Task goal >> Count the lines that hold the string "this". Reply with the number alone.

Items from a data source
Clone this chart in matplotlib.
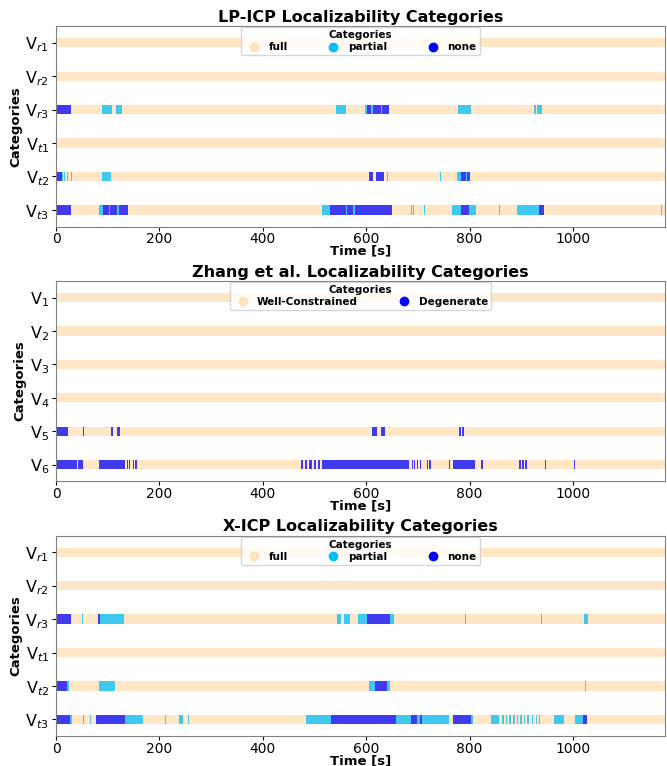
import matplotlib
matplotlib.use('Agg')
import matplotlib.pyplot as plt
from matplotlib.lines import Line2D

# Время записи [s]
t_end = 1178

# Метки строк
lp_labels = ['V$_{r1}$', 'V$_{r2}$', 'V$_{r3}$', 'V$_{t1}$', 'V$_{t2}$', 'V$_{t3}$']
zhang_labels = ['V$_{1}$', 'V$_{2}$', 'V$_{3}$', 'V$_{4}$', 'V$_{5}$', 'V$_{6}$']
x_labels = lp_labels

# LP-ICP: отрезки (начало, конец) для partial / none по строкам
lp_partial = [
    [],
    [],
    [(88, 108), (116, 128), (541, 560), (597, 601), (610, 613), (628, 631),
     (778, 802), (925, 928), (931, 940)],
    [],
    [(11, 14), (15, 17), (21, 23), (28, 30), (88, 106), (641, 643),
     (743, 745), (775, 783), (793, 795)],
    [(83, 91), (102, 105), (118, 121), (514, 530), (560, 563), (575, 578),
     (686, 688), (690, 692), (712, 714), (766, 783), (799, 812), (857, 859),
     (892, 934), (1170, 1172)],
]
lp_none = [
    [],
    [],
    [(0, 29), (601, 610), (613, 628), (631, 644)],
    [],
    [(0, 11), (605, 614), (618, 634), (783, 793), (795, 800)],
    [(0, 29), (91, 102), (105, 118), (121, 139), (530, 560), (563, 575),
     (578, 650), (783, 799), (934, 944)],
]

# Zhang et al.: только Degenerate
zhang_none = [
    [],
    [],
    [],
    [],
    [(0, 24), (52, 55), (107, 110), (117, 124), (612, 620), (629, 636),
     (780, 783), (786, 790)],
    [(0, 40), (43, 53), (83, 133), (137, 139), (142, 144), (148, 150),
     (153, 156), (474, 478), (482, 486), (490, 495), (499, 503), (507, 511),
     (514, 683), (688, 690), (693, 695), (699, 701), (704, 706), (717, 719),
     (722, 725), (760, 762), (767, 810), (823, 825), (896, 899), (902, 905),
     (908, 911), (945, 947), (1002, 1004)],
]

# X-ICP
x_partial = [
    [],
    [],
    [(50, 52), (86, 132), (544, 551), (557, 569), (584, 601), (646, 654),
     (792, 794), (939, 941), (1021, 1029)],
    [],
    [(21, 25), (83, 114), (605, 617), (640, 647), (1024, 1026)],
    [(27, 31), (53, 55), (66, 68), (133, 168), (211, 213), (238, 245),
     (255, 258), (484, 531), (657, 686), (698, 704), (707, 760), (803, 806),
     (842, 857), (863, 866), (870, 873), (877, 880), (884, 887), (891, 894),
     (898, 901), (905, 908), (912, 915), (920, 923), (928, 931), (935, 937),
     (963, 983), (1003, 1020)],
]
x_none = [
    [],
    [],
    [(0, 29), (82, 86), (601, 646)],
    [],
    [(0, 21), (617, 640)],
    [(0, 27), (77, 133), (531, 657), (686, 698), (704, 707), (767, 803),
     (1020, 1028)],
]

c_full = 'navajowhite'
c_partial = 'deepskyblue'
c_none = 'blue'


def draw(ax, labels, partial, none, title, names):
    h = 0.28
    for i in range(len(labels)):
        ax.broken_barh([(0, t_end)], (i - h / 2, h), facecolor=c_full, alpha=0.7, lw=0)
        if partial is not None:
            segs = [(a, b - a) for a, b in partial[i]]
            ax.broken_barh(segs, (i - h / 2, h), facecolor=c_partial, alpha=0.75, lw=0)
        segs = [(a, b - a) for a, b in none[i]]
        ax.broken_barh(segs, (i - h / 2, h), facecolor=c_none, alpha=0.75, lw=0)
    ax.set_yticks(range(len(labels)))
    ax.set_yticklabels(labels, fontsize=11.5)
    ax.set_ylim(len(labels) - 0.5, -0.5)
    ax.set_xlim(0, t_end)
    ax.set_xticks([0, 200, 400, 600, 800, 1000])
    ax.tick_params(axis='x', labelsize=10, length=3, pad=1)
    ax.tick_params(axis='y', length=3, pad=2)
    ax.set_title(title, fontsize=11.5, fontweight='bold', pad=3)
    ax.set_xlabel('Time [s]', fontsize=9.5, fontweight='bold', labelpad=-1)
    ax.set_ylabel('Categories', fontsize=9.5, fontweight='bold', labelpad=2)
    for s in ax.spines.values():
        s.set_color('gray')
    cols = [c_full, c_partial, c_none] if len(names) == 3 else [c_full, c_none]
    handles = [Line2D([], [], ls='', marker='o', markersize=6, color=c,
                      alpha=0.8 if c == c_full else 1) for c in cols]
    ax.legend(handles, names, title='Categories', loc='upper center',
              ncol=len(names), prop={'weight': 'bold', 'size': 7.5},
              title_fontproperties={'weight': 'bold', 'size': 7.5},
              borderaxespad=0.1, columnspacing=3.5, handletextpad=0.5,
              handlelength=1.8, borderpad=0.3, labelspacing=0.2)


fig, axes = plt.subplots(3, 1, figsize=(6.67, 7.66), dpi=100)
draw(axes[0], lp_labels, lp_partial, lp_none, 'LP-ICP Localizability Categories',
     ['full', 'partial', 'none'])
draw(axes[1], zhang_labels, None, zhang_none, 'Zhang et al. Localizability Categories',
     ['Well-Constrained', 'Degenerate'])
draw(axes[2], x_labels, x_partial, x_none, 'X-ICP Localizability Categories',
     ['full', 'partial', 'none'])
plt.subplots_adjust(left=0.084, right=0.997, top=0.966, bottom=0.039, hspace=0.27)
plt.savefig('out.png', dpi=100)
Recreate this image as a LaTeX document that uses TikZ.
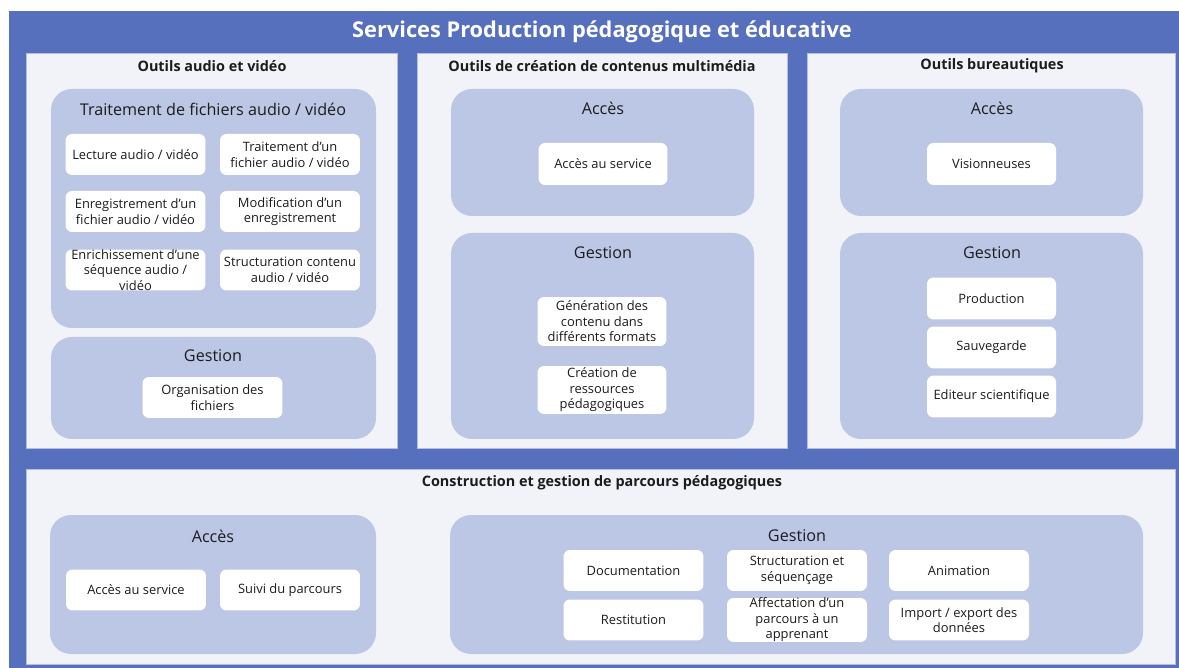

Written solution >> 2